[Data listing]
================================
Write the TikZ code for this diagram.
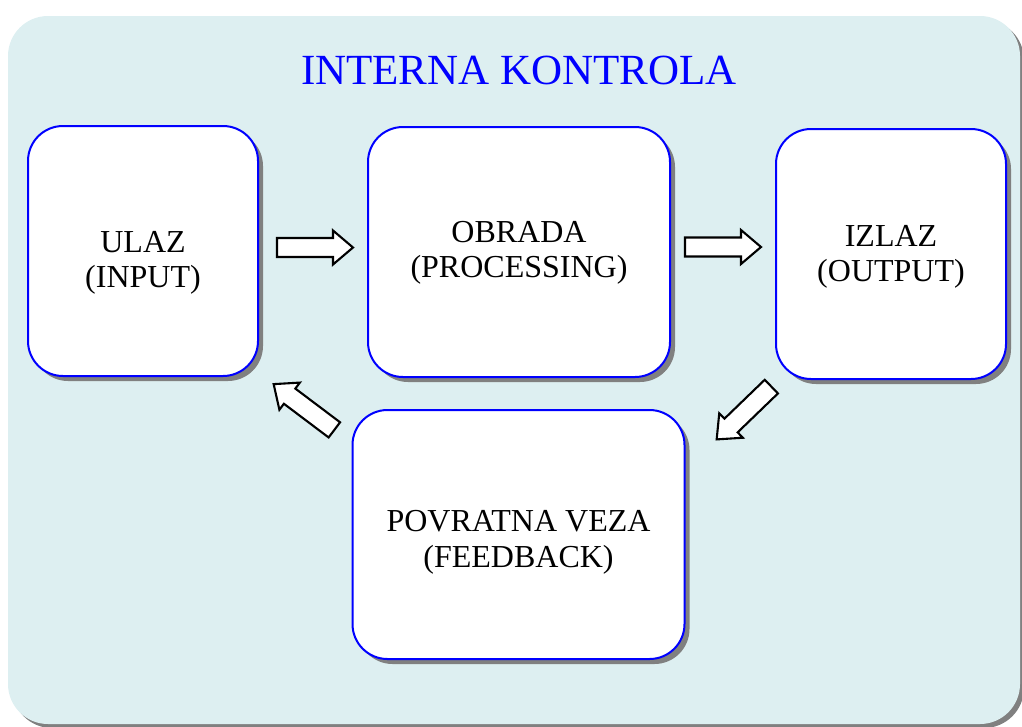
\documentclass[tikz,border=0pt]{standalone}
\usepackage{fontspec}
\setmainfont{Liberation Serif}
\usetikzlibrary{shadows,calc}
\definecolor{bgblue}{HTML}{DDEFF1}
\tikzset{
  box/.style={draw=blue, line width=2pt, fill=white, rounded corners=35pt,
    inner sep=0pt,
    drop shadow={shadow xshift=5pt, shadow yshift=-5pt, fill=gray, opacity=1}},
  boxtext/.style={align=center, inner sep=0pt, font=\fontsize{32}{35.5}\selectfont},
  barrow/.pic={\draw[fill=white, line width=2.1pt, line join=miter]
     (-38,-9.5) -- (18,-9.5) -- (18,-17) -- (38,0) -- (18,17) -- (18,9.5) -- (-38,9.5) -- cycle;}
}
\begin{document}
\begin{tikzpicture}[x=1pt,y=-1pt]
\useasboundingbox (0,0) rectangle (1022,726);
\path[fill=bgblue, rounded corners=40pt,
  drop shadow={shadow xshift=4pt, shadow yshift=-4pt, fill=gray, opacity=1}]
  (8,16) rectangle (1020,724);
\node[anchor=base, text=blue, font=\fontsize{43}{50}\selectfont] (title) at (519,84) {INTERNA KONTROLA};
\node[box, minimum width=230pt, minimum height=250pt] (ulaz) at (143,251) {};
\node[box, minimum width=302pt, minimum height=250pt] (obrada) at (519,252) {};
\node[box, minimum width=230pt, minimum height=250pt] (izlaz) at (891,254) {};
\node[box, minimum width=332pt, minimum height=249pt] (feedback) at (518.5,534.5) {};
\node[boxtext] (ulazt) at ($(ulaz.center)+(0,12)$) {ULAZ\\(INPUT)};
\node[boxtext] (obradat) at ($(obrada.center)+(0,1)$) {OBRADA\\(PROCESSING)};
\node[boxtext] (izlazt) at ($(izlaz.center)+(0,3)$) {IZLAZ\\(OUTPUT)};
\node[boxtext] (feedbackt) at ($(feedback.center)+(0,8)$) {POVRATNA VEZA\\(FEEDBACK)};
\pic at ($(ulaz.east)!0.5!(obrada.west)+(2,-4)$) {barrow};
\pic at ($(obrada.east)!0.5!(izlaz.west)+(0,-6)$) {barrow};
\pic[rotate=-136] at (744,413) {barrow};
\pic[rotate=143] at (304,407) {barrow};
\end{tikzpicture}
\end{document}
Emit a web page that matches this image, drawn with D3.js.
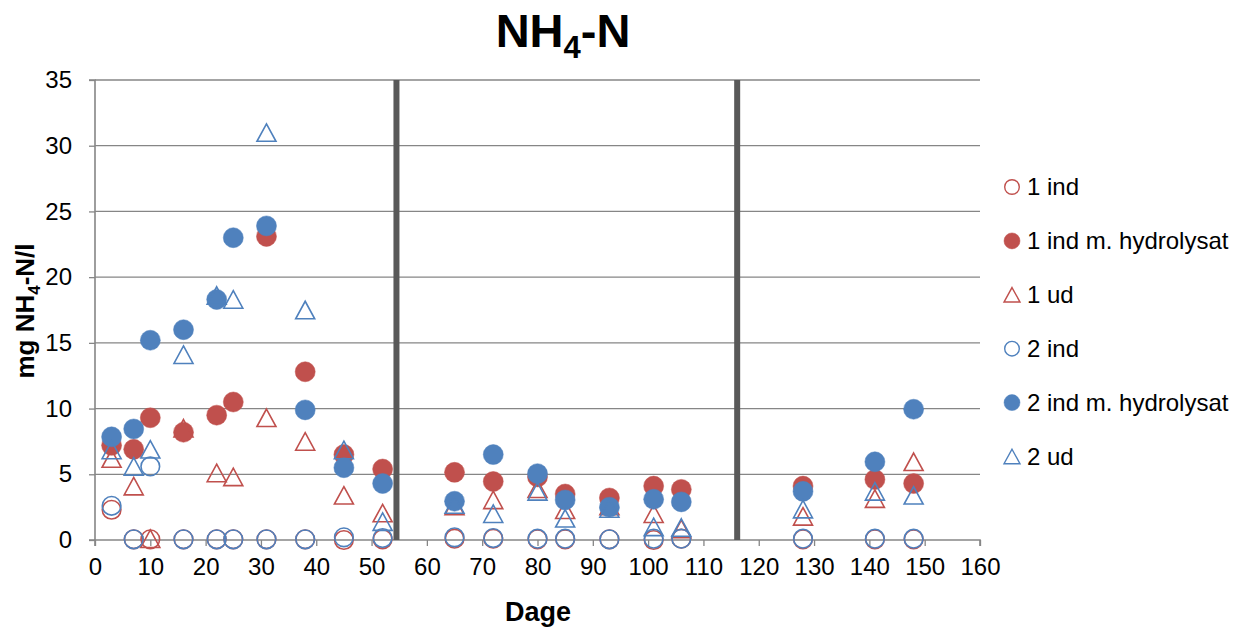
================================
### TASK BRIEF
Print all the records again exactly; do not include any picture.

### EXERCISE RESPONSE
Write the TikZ code for this diagram.
\documentclass[tikz,border=0pt]{standalone}
\usepackage{fontspec}
\setmainfont{Liberation Serif}
\usetikzlibrary{shadows,calc}
\definecolor{bgblue}{HTML}{DDEFF1}
\tikzset{
  box/.style={draw=blue, line width=2pt, fill=white, rounded corners=35pt,
    inner sep=0pt,
    drop shadow={shadow xshift=5pt, shadow yshift=-5pt, fill=gray, opacity=1}},
  boxtext/.style={align=center, inner sep=0pt, font=\fontsize{32}{35.5}\selectfont},
  barrow/.pic={\draw[fill=white, line width=2.1pt, line join=miter]
     (-38,-9.5) -- (18,-9.5) -- (18,-17) -- (38,0) -- (18,17) -- (18,9.5) -- (-38,9.5) -- cycle;}
}
\begin{document}
\begin{tikzpicture}[x=1pt,y=-1pt]
\useasboundingbox (0,0) rectangle (1022,726);
\path[fill=bgblue, rounded corners=40pt,
  drop shadow={shadow xshift=4pt, shadow yshift=-4pt, fill=gray, opacity=1}]
  (8,16) rectangle (1020,724);
\node[anchor=base, text=blue, font=\fontsize{43}{50}\selectfont] (title) at (519,84) {INTERNA KONTROLA};
\node[box, minimum width=230pt, minimum height=250pt] (ulaz) at (143,251) {};
\node[box, minimum width=302pt, minimum height=250pt] (obrada) at (519,252) {};
\node[box, minimum width=230pt, minimum height=250pt] (izlaz) at (891,254) {};
\node[box, minimum width=332pt, minimum height=249pt] (feedback) at (518.5,534.5) {};
\node[boxtext] (ulazt) at ($(ulaz.center)+(0,12)$) {ULAZ\\(INPUT)};
\node[boxtext] (obradat) at ($(obrada.center)+(0,1)$) {OBRADA\\(PROCESSING)};
\node[boxtext] (izlazt) at ($(izlaz.center)+(0,3)$) {IZLAZ\\(OUTPUT)};
\node[boxtext] (feedbackt) at ($(feedback.center)+(0,8)$) {POVRATNA VEZA\\(FEEDBACK)};
\pic at ($(ulaz.east)!0.5!(obrada.west)+(2,-4)$) {barrow};
\pic at ($(obrada.east)!0.5!(izlaz.west)+(0,-6)$) {barrow};
\pic[rotate=-136] at (744,413) {barrow};
\pic[rotate=143] at (304,407) {barrow};
\end{tikzpicture}
\end{document}
Emit a web page that matches this image, drawn with D3.js.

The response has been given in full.